Last Updated: 11 Mar, 2021
Sum of Distance
Hard
Asked in companies
You are given an undirected unweighted graph such that there are no loops in this graph and it is strongly connected and there are always (vertices-1) edges in the graph. For each node, you need to find the sum of the distance of all other nodes from the given node.
Distance between any two nodes is the number of edges between the two given nodes.
Input Format:
The first line of input contains an integer 'T', the number of test cases.
The first line of the test case contains a single integer ‘N’.
From the second line onwards next 'N-1' lines denote the edges of the graph.
Each edge is characterized by two integers 'A' and 'B' where 'A' and 'B' denote the endpoints of the edge. The edges[i][0], edges[i][1] contains the endpoints of edges.
Output Format:
For each test case, return the list where the ith element denotes the distance of the ith vertex from all others vertices.
Note:
You are not required to print the expected output; it has already been taken care of. Just implement the function.
Constraints
1 <= T <= 50
1 <= N <= 10^3
0 <= edges[i][0], edges[i][1] <= N-1
Total number of edges = N-1
Time Limit: 1 sec
Approaches
The key idea is to apply bfs/dfs from each vertex to find distance from all vertices.
Algorithm:
- Create a list answer of size ‘N’ with default value 0.

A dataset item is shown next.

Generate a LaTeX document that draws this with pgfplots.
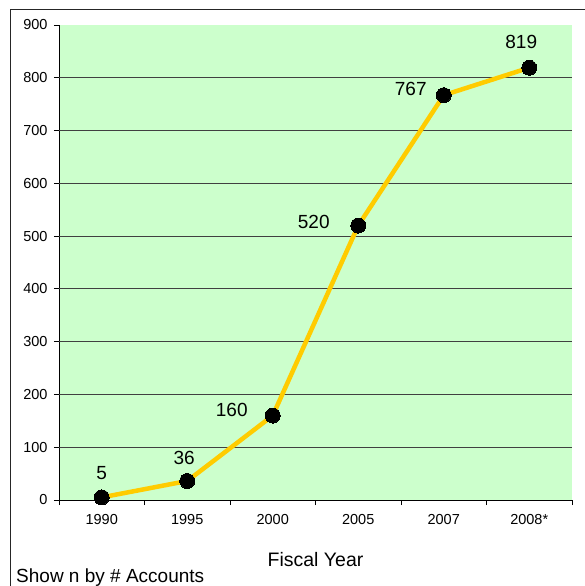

- Run a for loop from ‘i’ = 0 to ‘N’.Run a bfs from ith vertex such that it will give distance from ith vertex to other vertices.Such that DISTANCE[j] is the distance between ith vertex and jth vertex.
- The ANSWER[i] is equal to sum of distance array.
- Return the 'ANSWER' array.
The main idea is we will find sum of the distance between parent and all the nodes in the subtree of parent.. Also we will find a number of children of every parent.Then we will find the answer for every child using the parent’s answer such that ANS[j]=ANS[i]-SUBTREE[j]+(N-2-SUBTREE[j]).
(N-2-SUBTREE[j] means excluding the children count of j).
Algorithm:
- First run a dfs from any node and find the sum of distance of parent with all the nodes present in the SUBTREE of parent such that ANS[i]+=ANS[j]+SUBTREE[j] for all ‘j’ from 0 to N1 where N1 is the number of children of ‘i’.Also find the size of subtree such that SUBTREE[i]+=SUBTREE[j] for all ‘j’ from 0 to ‘N1’ where ‘N1’.After this increase the size of SUBTREE[i] by 1 (To include itself).
- Then in second dfs find the answer for all the nodes using this ANS[j]=ANS[i]-SUBTREE[j]+(N-2-SUBTREE[j]).
- In the end return the ‘ANS’ list.